Claus E. Wilke, Fundamentals of Data Visualization (Sebastopol, California: O’Reilly Media, 2019), https://serialmentor.com/dataviz/. The print version can be purchased at Amazon and other bookshops.
Software
We will do all of our visualization work in this class using R and use RStudio to manage our code and projects. R is a freely-available programming language that is designed for statistical computing and widely used across the natural and social sciences, as well as in the rapidly-growing world of “data science” generally. RStudio is an integrated development environment, or IDE, for R, a kind of control center from which you can manage the engine-room of R itself. It is also freely available. If you haven’t used these tools before, don’t worry. The course does not presuppose any familiarity with them. We will get up and running with them during the first week.
Schedule
The weekly schedule can be viewed on its own page, which has more details on readings, examples, and problem sets.
Week | Date | Topic |
---|---|---|
Week 1 | - / Jan 12 | Orientation |
Week 2 | Jan 17 / Jan 19 | Make Some Graphs in R |
Week 3 | Jan 24 / Jan 26 | Ways of Seeing |
Week 4 | Jan 31 / Feb 2 | How ggplot Thinks |
Week 5 | Feb 7 / Feb 9 | Show the Right Numbers |
Week 6 | Feb 14 / Feb 16 | Expanding your Vocabulary |
Midterm Assignment | - / - | Midterm Assignment |
Week 7 | Feb 21 / Feb 23 | Counting People |
Week 8 | Feb 28 / Mar 2 | Trends and Time Series |
Week 9 | Mar 6 / Mar 8 | Maps and Spatial Data |
Week 10 | Mar 13 / Mar 15 | Spring Break |
Week 11 | Mar 20 / Mar 22 | Iteration and Missing Data |
Week 12 | Mar 27 / Mar 29 | Text as Data |
Week 13 | Apr 3 / Apr 5 | Social Networks |
Week 14 | Apr 10 / Apr 12 | Project prep |
Week 15 | Apr 17 / Apr 19 | Catch-up |
Final Project | - / - | Final Project |
Course policies
- Attendance is required, and important. I am a reasonable person; if you need to be absent please let me know in advance insofar as that is possible.
- Do the assigned readings in advance of class.
- Submit problem sets, or other assignments, on time.
Required work and grading
Three kinds of work are required: problem sets and class participation, a midterm project, and a final project.
- Weekly Class Participation and Problem Sets will let you reflect on the reading and practice your coding and visualization skills. Problem sets are due by end of day the Monday after they are assigned.
- A Midterm Project.
- A Final Project. There is no final exam.
Grade components: Problem Sets and Class Participation: 50% / Midterm Project 20% / Final Project 30%.

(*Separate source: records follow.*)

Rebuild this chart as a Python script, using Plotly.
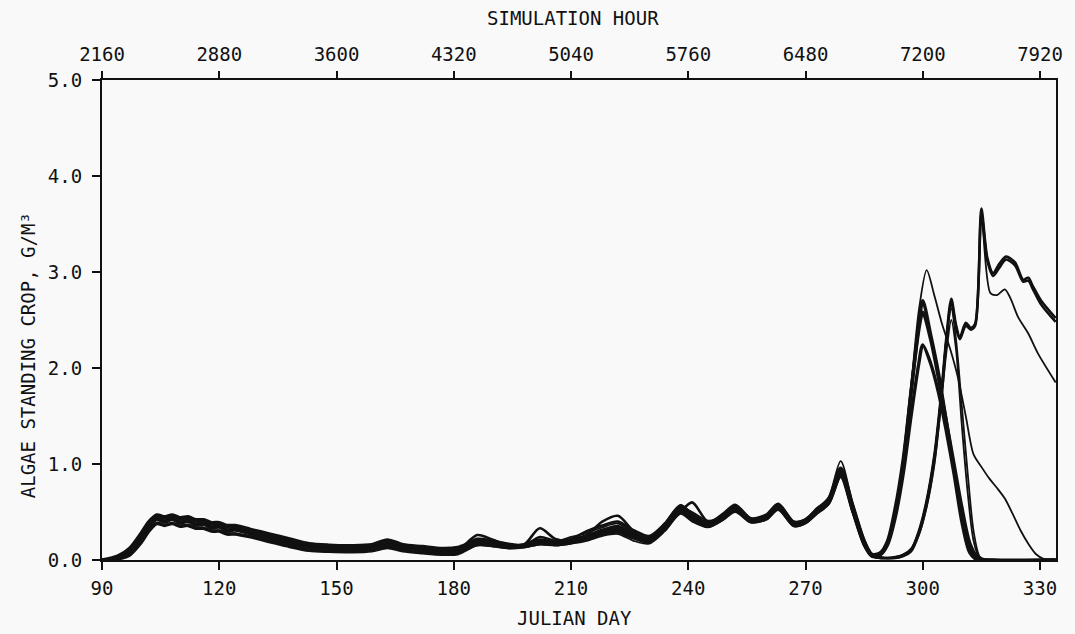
import plotly.graph_objects as go

# Julian days shared by every run up to the late-October crash
BUNDLE_DAYS = [90, 94, 97, 100, 102, 104, 106, 108, 110, 112, 114, 116, 118, 120, 122, 124,
               128, 133, 138, 143, 148, 154, 159, 163, 167, 172, 177, 181, 186, 190, 194, 198,
               202, 206, 210, 214, 218, 222, 226, 230, 234, 238, 241, 245, 249, 252, 256, 260,
               263, 267, 270, 273, 276, 279, 282, 285, 287]

# Algae standing crop (g/m3) for each simulation run, spring through early autumn
A1_BUNDLE = [0.00, 0.02, 0.08, 0.23, 0.35, 0.43, 0.40, 0.43, 0.39, 0.41, 0.37, 0.38, 0.34, 0.35, 0.31, 0.32,
             0.28, 0.23, 0.18, 0.14, 0.125, 0.12, 0.13, 0.17, 0.13, 0.11, 0.09, 0.10, 0.18, 0.16, 0.14, 0.15,
             0.19, 0.17, 0.19, 0.23, 0.29, 0.32, 0.25, 0.21, 0.34, 0.53, 0.44, 0.36, 0.45, 0.54, 0.41, 0.45,
             0.56, 0.37, 0.40, 0.51, 0.62, 0.92, 0.55, 0.18, 0.05]
A2_BUNDLE = [0.00, 0.04, 0.12, 0.28, 0.40, 0.47, 0.45, 0.47, 0.44, 0.45, 0.42, 0.42, 0.39, 0.39, 0.36, 0.36,
             0.32, 0.27, 0.22, 0.17, 0.155, 0.15, 0.16, 0.21, 0.16, 0.14, 0.12, 0.13, 0.20, 0.17, 0.15, 0.16,
             0.21, 0.18, 0.21, 0.25, 0.31, 0.35, 0.27, 0.23, 0.37, 0.56, 0.46, 0.38, 0.48, 0.57, 0.43, 0.47,
             0.58, 0.39, 0.42, 0.53, 0.64, 0.95, 0.58, 0.20, 0.06]
A3_BUNDLE = [0.00, 0.01, 0.05, 0.18, 0.30, 0.38, 0.36, 0.38, 0.35, 0.36, 0.33, 0.33, 0.30, 0.30, 0.27, 0.27,
             0.24, 0.19, 0.14, 0.10, 0.09, 0.085, 0.095, 0.13, 0.095, 0.075, 0.06, 0.065, 0.16, 0.15, 0.13, 0.14,
             0.17, 0.16, 0.18, 0.22, 0.27, 0.29, 0.23, 0.19, 0.32, 0.50, 0.42, 0.35, 0.43, 0.52, 0.40, 0.43,
             0.54, 0.36, 0.39, 0.50, 0.60, 0.88, 0.52, 0.16, 0.04]
A4_BUNDLE = [0.00, 0.02, 0.09, 0.24, 0.36, 0.44, 0.41, 0.44, 0.40, 0.42, 0.38, 0.39, 0.35, 0.36, 0.32, 0.33,
             0.29, 0.23, 0.18, 0.14, 0.13, 0.12, 0.13, 0.18, 0.13, 0.11, 0.09, 0.10, 0.19, 0.16, 0.14, 0.15,
             0.20, 0.17, 0.20, 0.24, 0.30, 0.33, 0.26, 0.22, 0.36, 0.55, 0.45, 0.37, 0.46, 0.55, 0.42, 0.46,
             0.57, 0.38, 0.41, 0.52, 0.66, 1.03, 0.60, 0.22, 0.06]
B1_BUNDLE = [0.00, 0.02, 0.08, 0.22, 0.34, 0.42, 0.39, 0.42, 0.38, 0.40, 0.36, 0.37, 0.33, 0.34, 0.30, 0.31,
             0.27, 0.22, 0.17, 0.13, 0.12, 0.115, 0.125, 0.16, 0.125, 0.105, 0.085, 0.10, 0.26, 0.21, 0.15, 0.16,
             0.33, 0.22, 0.20, 0.26, 0.40, 0.46, 0.30, 0.20, 0.33, 0.50, 0.60, 0.40, 0.44, 0.53, 0.41, 0.44,
             0.55, 0.36, 0.39, 0.50, 0.60, 0.90, 0.52, 0.16, 0.04]
B2_BUNDLE = [0.00, 0.03, 0.11, 0.27, 0.39, 0.46, 0.43, 0.46, 0.42, 0.44, 0.40, 0.40, 0.37, 0.37, 0.34, 0.34,
             0.31, 0.25, 0.20, 0.16, 0.145, 0.14, 0.15, 0.20, 0.15, 0.13, 0.11, 0.12, 0.22, 0.20, 0.17, 0.15,
             0.24, 0.20, 0.22, 0.30, 0.36, 0.40, 0.31, 0.25, 0.38, 0.57, 0.48, 0.39, 0.47, 0.56, 0.43, 0.46,
             0.58, 0.40, 0.42, 0.54, 0.63, 0.96, 0.57, 0.19, 0.05]
B3_BUNDLE = [0.00, 0.01, 0.06, 0.19, 0.31, 0.39, 0.37, 0.39, 0.36, 0.37, 0.34, 0.34, 0.31, 0.31, 0.28, 0.28,
             0.25, 0.20, 0.15, 0.11, 0.10, 0.095, 0.105, 0.14, 0.105, 0.085, 0.07, 0.075, 0.15, 0.14, 0.12, 0.13,
             0.16, 0.15, 0.17, 0.20, 0.25, 0.27, 0.20, 0.17, 0.30, 0.48, 0.40, 0.34, 0.42, 0.50, 0.39, 0.42,
             0.52, 0.35, 0.38, 0.48, 0.58, 0.86, 0.50, 0.15, 0.04]
B4_BUNDLE = [0.00, 0.02, 0.08, 0.23, 0.35, 0.43, 0.40, 0.43, 0.39, 0.41, 0.37, 0.37, 0.34, 0.34, 0.31, 0.31,
             0.28, 0.22, 0.17, 0.135, 0.12, 0.12, 0.13, 0.17, 0.13, 0.11, 0.09, 0.10, 0.21, 0.19, 0.16, 0.14,
             0.18, 0.19, 0.24, 0.28, 0.34, 0.38, 0.29, 0.23, 0.36, 0.54, 0.50, 0.41, 0.46, 0.55, 0.42, 0.45,
             0.57, 0.38, 0.41, 0.52, 0.61, 0.93, 0.54, 0.17, 0.05]
B5_BUNDLE = [0.00, 0.02, 0.08, 0.22, 0.34, 0.42, 0.40, 0.42, 0.38, 0.40, 0.36, 0.37, 0.33, 0.34, 0.30, 0.31,
             0.27, 0.22, 0.17, 0.13, 0.12, 0.115, 0.125, 0.16, 0.12, 0.10, 0.08, 0.09, 0.17, 0.15, 0.13, 0.14,
             0.18, 0.16, 0.18, 0.21, 0.28, 0.30, 0.24, 0.20, 0.33, 0.52, 0.43, 0.35, 0.44, 0.53, 0.40, 0.44,
             0.55, 0.37, 0.40, 0.51, 0.61, 0.91, 0.53, 0.17, 0.04]

# Autumn blooms: runs whose bloom peaks near day 300
A1_FALL_DAYS = [289, 291, 293, 295, 297, 299, 300, 302, 304, 306, 308, 310, 312, 314, 318, 334]
A1_FALL = [0.06, 0.18, 0.50, 1.00, 1.75, 2.45, 2.70, 2.35, 1.95, 1.45, 0.95, 0.45, 0.10, 0.01, 0.0, 0.0]
A2_FALL_DAYS = [289, 291, 293, 295, 297, 299, 300, 302, 304, 306, 308, 310, 312, 314, 316, 334]
A2_FALL = [0.07, 0.20, 0.55, 1.05, 1.75, 2.40, 2.58, 2.30, 1.90, 1.45, 1.00, 0.55, 0.18, 0.03, 0.0, 0.0]
A3_FALL_DAYS = [289, 291, 293, 295, 297, 299, 300, 302, 304, 306, 308, 310, 312, 314, 334]
A3_FALL = [0.05, 0.16, 0.45, 0.90, 1.50, 2.05, 2.24, 2.05, 1.75, 1.35, 0.90, 0.40, 0.08, 0.0, 0.0]
A4_FALL_DAYS = [289, 291, 293, 295, 297, 299, 301, 303, 305, 307, 309, 311, 313, 315, 317, 319, 321,
                323, 325, 327, 329, 331, 334]
A4_FALL = [0.07, 0.20, 0.55, 1.05, 1.80, 2.60, 3.02, 2.75, 2.45, 2.20, 1.90, 1.50, 1.10, 0.97, 0.85,
           0.75, 0.64, 0.48, 0.31, 0.17, 0.06, 0.01, 0.0]

# Autumn blooms: runs peaking near day 307, some followed by a second bloom
B1_FALL_DAYS = [289, 291, 293, 295, 297, 299, 301, 303, 304, 305, 306, 307.3, 308.5, 309.5, 311, 312.3,
                313.4, 315, 316.5, 318, 319.5, 321.3, 323.6, 325.7, 327, 328.2, 330.3, 334]
B1_FALL = [0.03, 0.02, 0.03, 0.05, 0.10, 0.30, 0.62, 1.10, 1.45, 1.85, 2.30, 2.72, 2.45, 2.32, 2.47, 2.42,
           2.46, 3.66, 3.15, 2.99, 3.08, 3.16, 3.10, 2.92, 2.94, 2.85, 2.70, 2.52]
B2_FALL_DAYS = [289, 291, 293, 295, 297, 299, 301, 303, 304, 305, 306, 307.3, 308.5, 309.5, 311, 312.3,
                313.4, 315, 316.5, 318, 319.5, 321.3, 323.6, 325.7, 327, 328.2, 330.3, 334]
B2_FALL = [0.02, 0.02, 0.02, 0.04, 0.09, 0.27, 0.58, 1.05, 1.40, 1.80, 2.25, 2.68, 2.42, 2.30, 2.44, 2.40,
           2.44, 3.60, 3.12, 2.96, 3.04, 3.13, 3.07, 2.90, 2.91, 2.82, 2.66, 2.48]
B3_FALL_DAYS = [289, 291, 293, 295, 297, 299, 301, 303, 304, 305, 306, 307.3, 308.5, 309.5, 311, 312.3,
                313.4, 315, 317.3, 319, 321, 322.5, 324.4, 327, 329.5, 334]
B3_FALL = [0.02, 0.02, 0.03, 0.05, 0.10, 0.28, 0.60, 1.08, 1.42, 1.82, 2.28, 2.70, 2.44, 2.31, 2.45, 2.41,
           2.45, 3.58, 2.78, 2.76, 2.82, 2.72, 2.53, 2.36, 2.15, 1.85]
B4_FALL_DAYS = [289, 291, 293, 295, 297, 299, 301, 303, 304, 305, 306, 307.3, 308.5, 310, 311.5, 313,
                314.5, 316, 334]
B4_FALL = [0.03, 0.02, 0.03, 0.06, 0.12, 0.30, 0.62, 1.10, 1.45, 1.85, 2.30, 2.62, 2.30, 1.60, 0.90, 0.30,
           0.04, 0.0, 0.0]
B5_FALL_DAYS = [289, 291, 293, 295, 297, 299, 301, 303, 304, 305, 306, 307.3, 308.5, 310, 311.5, 313,
                314.5, 316, 334]
B5_FALL = [0.02, 0.02, 0.02, 0.04, 0.10, 0.26, 0.55, 1.00, 1.35, 1.75, 2.15, 2.50, 2.20, 1.40, 0.70, 0.20,
           0.02, 0.0, 0.0]

DAY_TICKS = [90, 120, 150, 180, 210, 240, 270, 300, 330]
HOUR_TICKS = [2160, 2880, 3600, 4320, 5040, 5760, 6480, 7200, 7920]
CROP_TICKS = [0.0, 1.0, 2.0, 3.0, 4.0, 5.0]

DAY_MIN, DAY_MAX = 90, 334.09
HOURS_PER_DAY = 24

INK = "#111111"
FONT = "DejaVu Sans Mono"

runs = [
    (A1_BUNDLE, A1_FALL_DAYS, A1_FALL, 3.4),
    (A2_BUNDLE, A2_FALL_DAYS, A2_FALL, 3.4),
    (A3_BUNDLE, A3_FALL_DAYS, A3_FALL, 3.4),
    (A4_BUNDLE, A4_FALL_DAYS, A4_FALL, 1.8),
    (B1_BUNDLE, B1_FALL_DAYS, B1_FALL, 2.6),
    (B2_BUNDLE, B2_FALL_DAYS, B2_FALL, 2.6),
    (B3_BUNDLE, B3_FALL_DAYS, B3_FALL, 1.8),
    (B4_BUNDLE, B4_FALL_DAYS, B4_FALL, 1.8),
    (B5_BUNDLE, B5_FALL_DAYS, B5_FALL, 1.8),
]

fig = go.Figure()
for bundle, fall_days, fall, width in runs:
    fig.add_trace(go.Scatter(
        x=BUNDLE_DAYS + fall_days,
        y=bundle + fall,
        mode="lines",
        line=dict(color=INK, width=width, shape="spline", smoothing=0.8),
        showlegend=False,
        hoverinfo="skip",
    ))

# carrier trace for the simulation-hour axis along the top
fig.add_trace(go.Scatter(
    x=[HOUR_TICKS[0], HOUR_TICKS[-1]], y=[None, None],
    xaxis="x2", mode="lines", showlegend=False, hoverinfo="skip",
))

tick_font = dict(family=FONT, size=19, color=INK)
title_font = dict(family=FONT, size=19, color=INK)

fig.update_layout(
    width=1075, height=634,
    margin=dict(l=102, r=17, t=80, b=74),
    paper_bgcolor="#f9f9f9",
    plot_bgcolor="#f9f9f9",
    showlegend=False,
    xaxis=dict(
        range=[DAY_MIN, DAY_MAX],
        tickvals=DAY_TICKS,
        ticks="outside", ticklen=8, tickwidth=2, tickcolor=INK,
        showline=True, linecolor=INK, linewidth=2,
        showgrid=False, zeroline=False,
        tickfont=tick_font, ticklabelstandoff=2,
    ),
    xaxis2=dict(
        overlaying="x", side="top", anchor="y",
        range=[DAY_MIN * HOURS_PER_DAY, DAY_MAX * HOURS_PER_DAY],
        tickvals=HOUR_TICKS,
        ticks="outside", ticklen=7, tickwidth=2, tickcolor=INK,
        showline=True, linecolor=INK, linewidth=2,
        showgrid=False, zeroline=False,
        tickfont=tick_font, ticklabelstandoff=2,
    ),
    yaxis=dict(
        range=[0, 5],
        tickvals=CROP_TICKS,
        tickformat=".1f",
        ticks="outside", ticklen=8, tickwidth=2, tickcolor=INK,
        showline=True, linecolor=INK, linewidth=2, mirror=True,
        showgrid=False, zeroline=False,
        tickfont=tick_font, ticklabelstandoff=6,
    ),
    annotations=[
        dict(text="SIMULATION HOUR", xref="paper", yref="paper", x=0.494, y=1.129,
             xanchor="center", yanchor="middle", showarrow=False, font=title_font),
        dict(text="JULIAN DAY", xref="paper", yref="paper", x=0.495, y=-0.121,
             xanchor="center", yanchor="middle", showarrow=False, font=title_font),
        dict(text="ALGAE STANDING CROP, G/M³", xref="paper", yref="paper", x=-0.0774, y=0.427,
             xanchor="center", yanchor="middle", textangle=-90, showarrow=False, font=title_font),
    ],
)

fig.write_html("out.html")
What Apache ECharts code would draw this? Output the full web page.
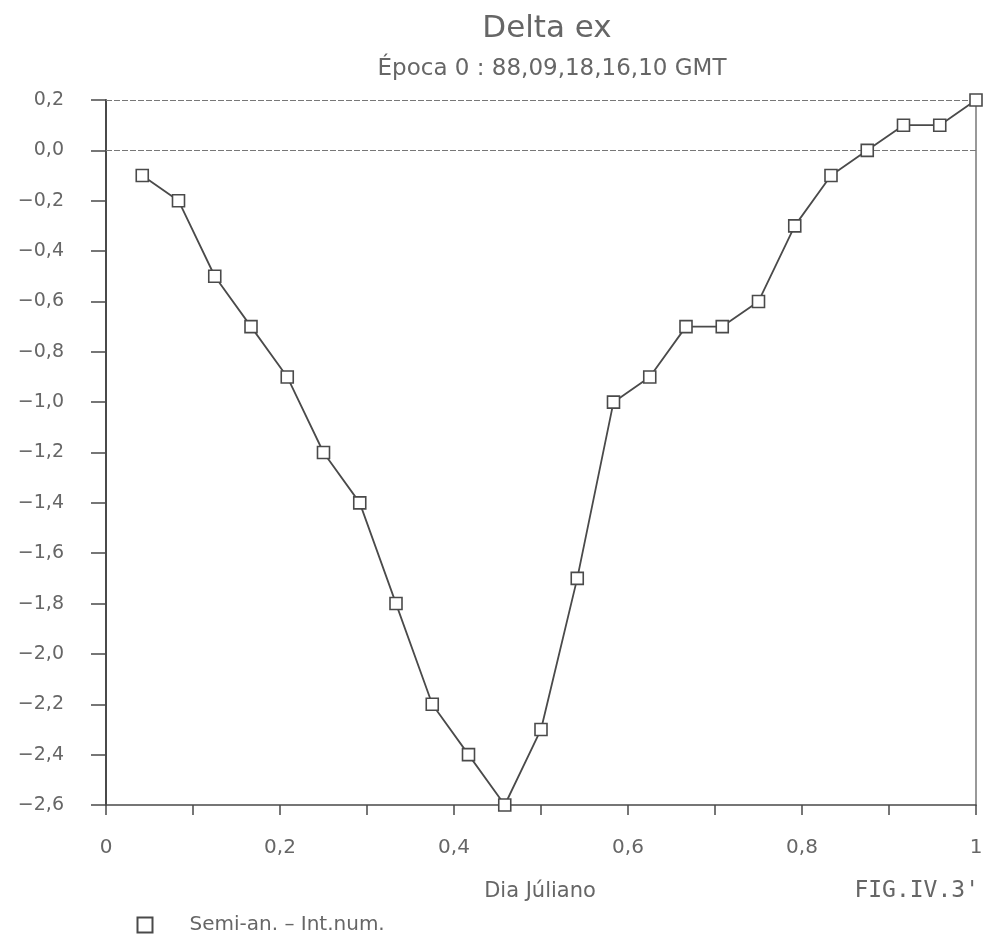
<!DOCTYPE html>
<html>
<head>
<meta charset="utf-8">
<script src="https://cdn.jsdelivr.net/npm/echarts@6/dist/echarts.min.js"></script>
<style>
  html, body { margin: 0; padding: 0; background: #fff; }
  #chart { width: 987px; height: 940px; }
</style>
</head>
<body>
<div id="chart"></div>
<script>
// dia juliano (fraccao do dia), 24 pontos horarios
const dias = [1, 2, 3, 4, 5, 6, 7, 8, 9, 10, 11, 12, 13, 14, 15, 16, 17, 18, 19, 20, 21, 22, 23, 24].map(h => h / 24)
// delta ex
const deltaEx = [-0.1, -0.2, -0.5, -0.7, -0.9, -1.2, -1.4, -1.8, -2.2, -2.4, -2.6, -2.3,
  -1.7, -1.0, -0.9, -0.7, -0.7, -0.6, -0.3, -0.1, 0.0, 0.1, 0.1, 0.2]
const serieNome = 'Semi-an. \u2013 Int.num.'

const ink = '#4a4a4a'
const txt = '#666'
const font = 'DejaVu Sans'

const chart = echarts.init(document.getElementById('chart'))

function virgula(v, casas) {
  const s = Math.abs(v).toFixed(casas).replace('.', ',')
  return (v < -1e-9 ? '\u2212' : '') + s
}

const option = {
  backgroundColor: '#fff',
  animation: false,
  title: [
    {
      text: 'Delta ex',
      left: 542,
      top: 8,
      textAlign: 'center',
      textStyle: { fontFamily: font, fontWeight: 'normal', fontSize: 31, color: txt }
    },
    {
      text: '\u00c9poca 0 : 88,09,18,16,10 GMT',
      left: 547,
      top: 53,
      textAlign: 'center',
      textStyle: { fontFamily: font, fontWeight: 'normal', fontSize: 23, color: txt }
    },
    {
      text: 'Dia J\u00faliano',
      left: 535,
      top: 876,
      textAlign: 'center',
      textStyle: { fontFamily: font, fontWeight: 'normal', fontSize: 21, color: txt }
    },
    {
      text: 'FIG.IV.3\'',
      left: 974,
      top: 875,
      textAlign: 'right',
      textStyle: { fontFamily: 'DejaVu Sans Mono', fontWeight: 'normal', fontSize: 23, color: txt }
    }
  ],
  legend: {
    left: 130,
    top: 910,
    itemWidth: 15,
    itemHeight: 15,
    data: [{ name: serieNome, icon: 'rect', itemStyle: { color: 'none', borderColor: ink, borderWidth: 2 } }],
    textStyle: { fontFamily: font, fontSize: 20, color: txt, padding: [0, 0, 0, 32] }
  },
  grid: { left: 106, right: 11, top: 100, bottom: 135 },
  xAxis: {
    type: 'value',
    min: 0,
    max: 1,
    interval: 0.1,
    axisLine: { onZero: false, lineStyle: { color: ink, width: 1.5 } },
    axisTick: { length: 10, lineStyle: { color: ink, width: 1.5 } },
    axisLabel: {
      margin: 33,
      fontFamily: font,
      fontSize: 20,
      color: txt,
      formatter(v) {
        const d = Math.round(v * 10)
        if (d % 2 !== 0) return ''
        if (d === 0) return '0'
        if (d === 10) return '1'
        return virgula(d / 10, 1)
      }
    },
    splitLine: { show: false }
  },
  yAxis: [
    {
      type: 'value',
      min: -2.6,
      max: 0.2,
      interval: 0.2,
      axisLine: { onZero: false, lineStyle: { color: ink, width: 2 } },
      axisTick: { length: 15, lineStyle: { color: ink, width: 1.5 } },
      axisLabel: {
        margin: 42,
        fontFamily: font,
        fontSize: 19,
        color: txt,
        formatter(v) { return virgula(Math.round(v * 10) / 10, 1) }
      },
      splitLine: { show: false }
    },
    {
      type: 'value',
      position: 'right',
      min: -2.6,
      max: 0.2,
      interval: 0.2,
      axisLine: { show: true, onZero: false, lineStyle: { color: '#777', width: 1.5 } },
      axisTick: { show: false },
      axisLabel: { show: false },
      splitLine: { show: false }
    }
  ],
  series: [
    {
      name: serieNome,
      type: 'line',
      data: dias.map((d, i) => [d, deltaEx[i]]),
      symbol: 'rect',
      symbolSize: 12,
      showAllSymbol: true,
      lineStyle: { color: ink, width: 1.8 },
      itemStyle: { color: '#fff', borderColor: ink, borderWidth: 1.6 },
      z: 5,
      markLine: {
        silent: true,
        symbol: 'none',
        label: { show: false },
        lineStyle: { color: '#777', width: 1.2, type: [6, 2] },
        data: [{ yAxis: 0 }, { yAxis: 0.2 }]
      }
    }
  ]
}

chart.setOption(option)
</script>
</body>
</html>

How you should approach this course
The material covered in the course has a lot of continuity and it is cumulative. You will be learning a set of practical skills. This means that techniques we learn early on will be necessary for understanding things that come later. It also means that regular practice will help you a lot. So, this is not a “Topic of the week” course where you can tune out for a few weeks while expecting to be able to easily drop back in later. The material we cover each week will not be overwhelming. If you participate during class and keep up with the weekly assignments you’ll be in a very strong position to do well in the class. If you don’t, it’ll be harder than you expected.
Duke community standard
Like all classes at the university, this course is conducted under the Duke Community Standard. Duke University is a community dedicated to scholarship, leadership, and service and to the principles of honesty, fairness, respect, and accountability. Citizens of this community commit to reflect upon and uphold these principles in all academic and nonacademic endeavors, and to protect and promote a culture of integrity. To uphold the Duke Community Standard you will not lie, cheat, or steal in academic endeavors; you will conduct yourself honorably in all your endeavors; and you will act if the Standard is compromised.